I could feel it coming. I have had a very bad month what with the loneliness, the feelings of despair at a vicious cycle that wouldn’t break, the fact that I haven’t heard anything from Miss X and have no idea if we’re even friends any more, the terrible sense of loss that goes with that and everything else I feel I have lost over the last year has not helped.
This weekend was horrendous. On top of this the person that helped my ex-wife destroy our marriage has now visited that house and I felt weird going in there after he’d gone. I kept expecting to see stuff he might have left behind, or reminders that he was there. I was actually anxious being in the house and made my excuses and left quickly after we spent the day together. Even while I was out, I could feel my mood was about to crash. I spent Saturday evening mostly in tears and though I went out Sunday on my own for a walk, to do some food shopping and go for a little drive, I was in a serious depressive state and spend most of Sunday in tears again at the slightest little thing.
It didn’t help that the ex-wife told me that she would be distraught if we ever broke contact.
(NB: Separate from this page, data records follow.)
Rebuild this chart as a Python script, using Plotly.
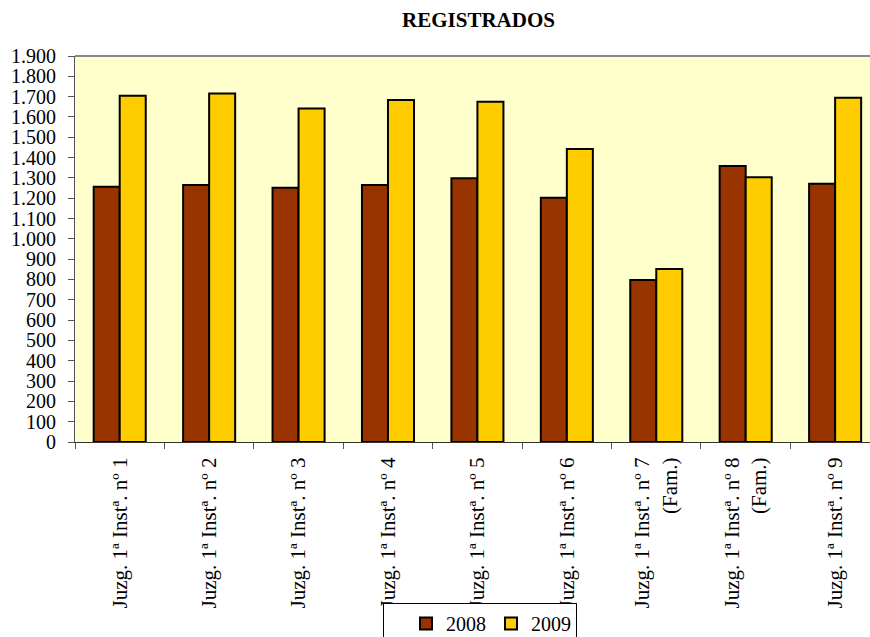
import plotly.graph_objects as go

categories = [
    "Juzg. 1ª Instª. nº 1",
    "Juzg. 1ª Instª. nº 2",
    "Juzg. 1ª Instª. nº 3",
    "Juzg. 1ª Instª. nº 4",
    "Juzg. 1ª Instª. nº 5",
    "Juzg. 1ª Instª. nº 6",
    "Juzg. 1ª Instª. nº 7<br>(Fam.)",
    "Juzg. 1ª Instª. nº 8<br>(Fam.)",
    "Juzg. 1ª Instª. nº 9",
]
values_2008 = [1256, 1265, 1251, 1265, 1298, 1202, 797, 1358, 1271]
values_2009 = [1704, 1716, 1642, 1683, 1675, 1442, 851, 1303, 1694]

y_tickvals = list(range(0, 2000, 100))
y_ticktext = ["0", "100", "200", "300", "400", "500", "600", "700", "800", "900",
              "1.000", "1.100", "1.200", "1.300", "1.400", "1.500", "1.600",
              "1.700", "1.800", "1.900"]

FONT = "Liberation Serif"

fig = go.Figure()
fig.add_trace(go.Bar(name="2008", x=categories, y=values_2008,
                     marker=dict(color="#993300", line=dict(color="black", width=2))))
fig.add_trace(go.Bar(name="2009", x=categories, y=values_2009,
                     marker=dict(color="#FFCC00", line=dict(color="black", width=2))))

fig.update_layout(
    width=870, height=637,
    margin=dict(l=75, r=0, t=56, b=195, autoexpand=False),
    paper_bgcolor="white",
    plot_bgcolor="#FFFFCC",
    barmode="group",
    bargap=0.418,
    bargroupgap=0,
    font=dict(family=FONT, size=20, color="black"),
    title=dict(text="<b>REGISTRADOS</b>", x=0.55, xref="container", xanchor="center",
               y=1 - 20 / 637, yref="container", yanchor="middle",
               font=dict(family=FONT, size=21, color="black")),
    showlegend=True,
    legend=dict(orientation="h", x=(383 - 75) / 795, xanchor="left",
                y=-(603 - 442) / 386, yanchor="top",
                bgcolor="white", bordercolor="black", borderwidth=1,
                title=dict(text="&nbsp;&nbsp;", side="left"),
                font=dict(family=FONT, size=20, color="black")),
    xaxis=dict(type="category", range=[-0.5, 8.39], tickangle=-90, automargin=False,
               tickson="boundaries", ticks="outside", ticklen=6, tickcolor="#555555",
               showline=True, linecolor="#333333", linewidth=1,
               showgrid=False, ticklabelstandoff=6,
               tickfont=dict(family=FONT, size=21, color="black")),
    yaxis=dict(range=[0, 1900], tickvals=y_tickvals, ticktext=y_ticktext, automargin=False,
               ticks="outside", ticklen=6, tickcolor="#555555",
               showline=True, linecolor="#555555", linewidth=1,
               showgrid=False, zeroline=False, ticklabelstandoff=8,
               tickfont=dict(family=FONT, size=20, color="black")),
    shapes=[dict(type="line", xref="paper", yref="paper", x0=0, x1=1, y0=1, y1=1,
                 line=dict(color="#888888", width=2))],
)

fig.write_html("out.html", config={"displayModeBar": False},
               post_script="document.body.style.margin='0';document.body.style.overflow='hidden';")
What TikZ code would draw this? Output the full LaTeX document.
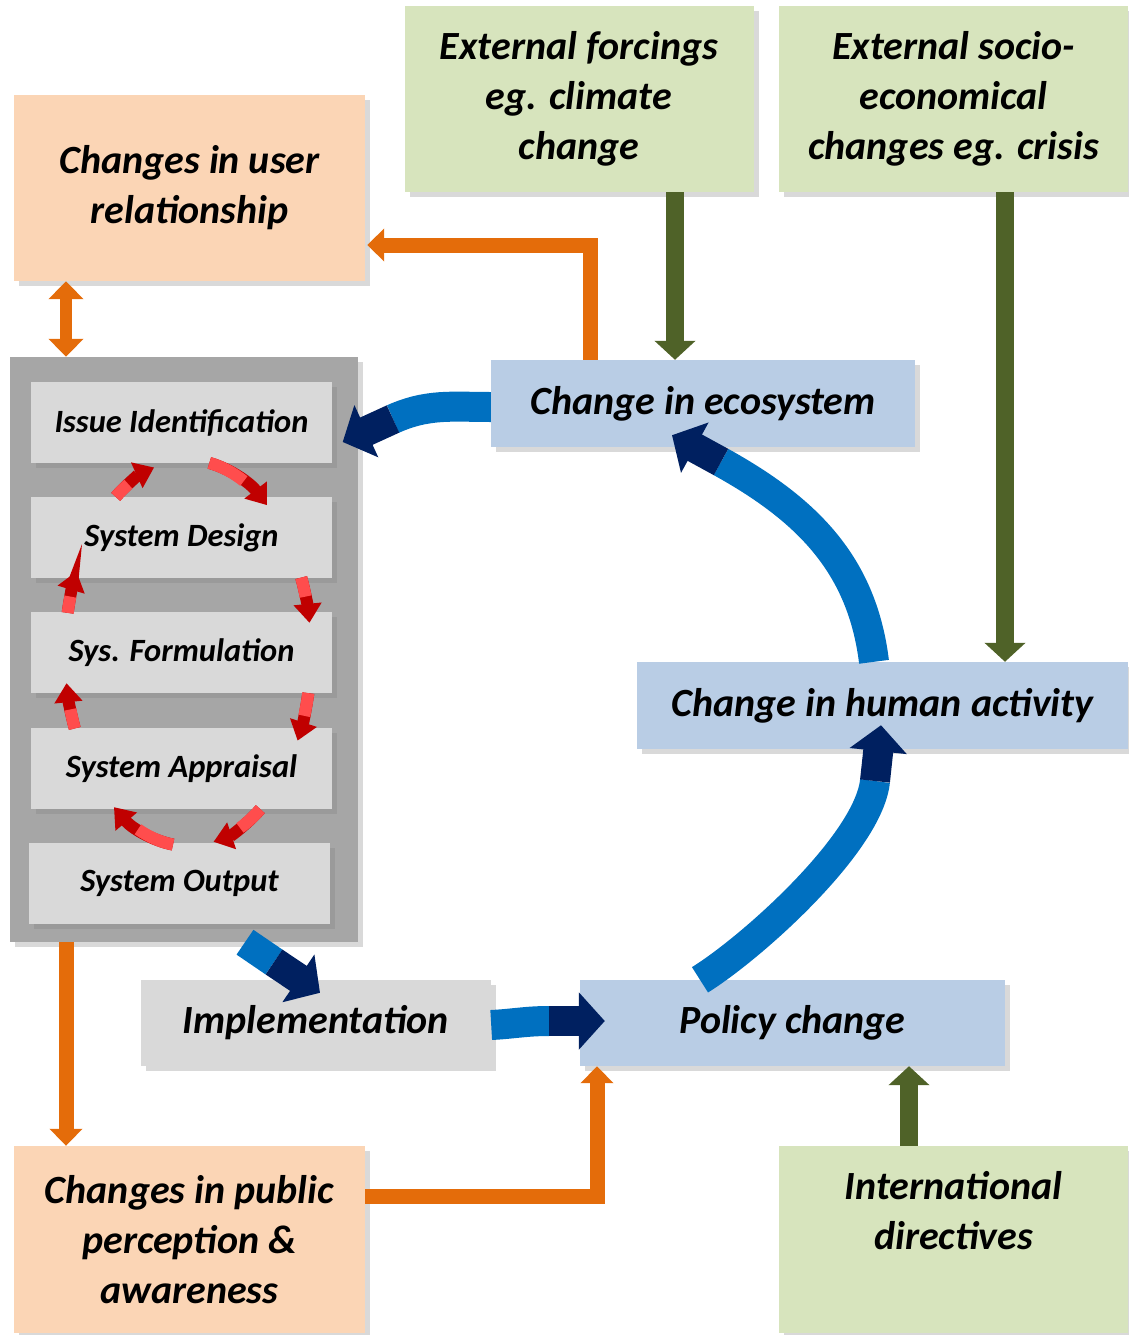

I didn’t really need that while I’m still worrying about what is going on with Miss X (my gut reaction is that things with Mister Unsuitable didn’t pan out and she has also sunk into a depressive state but I won’t know until I hear from her). I am unable to concentrate on many things. I’m not motivated at work and all I want is to get out of the area. Running seems to be the only thing that gives me focus right now but I fear that might suffer as the days get colder, darker and wetter.
So I went to the Doctor this morning, he gave me the short questionnaire and concluded that I needed to go back on the anti-depressants. I’m on an initial 28 day prescription and I have to return in three weeks to evaluate the situation. So here I am, at my lowest point in over a year and needing pills to pick me up. I struggle to find the motivation to blog here too so don’t expect much action over the coming weeks.
I know it is nothing to be ashamed of, I just hoped I was through the worst of it by now.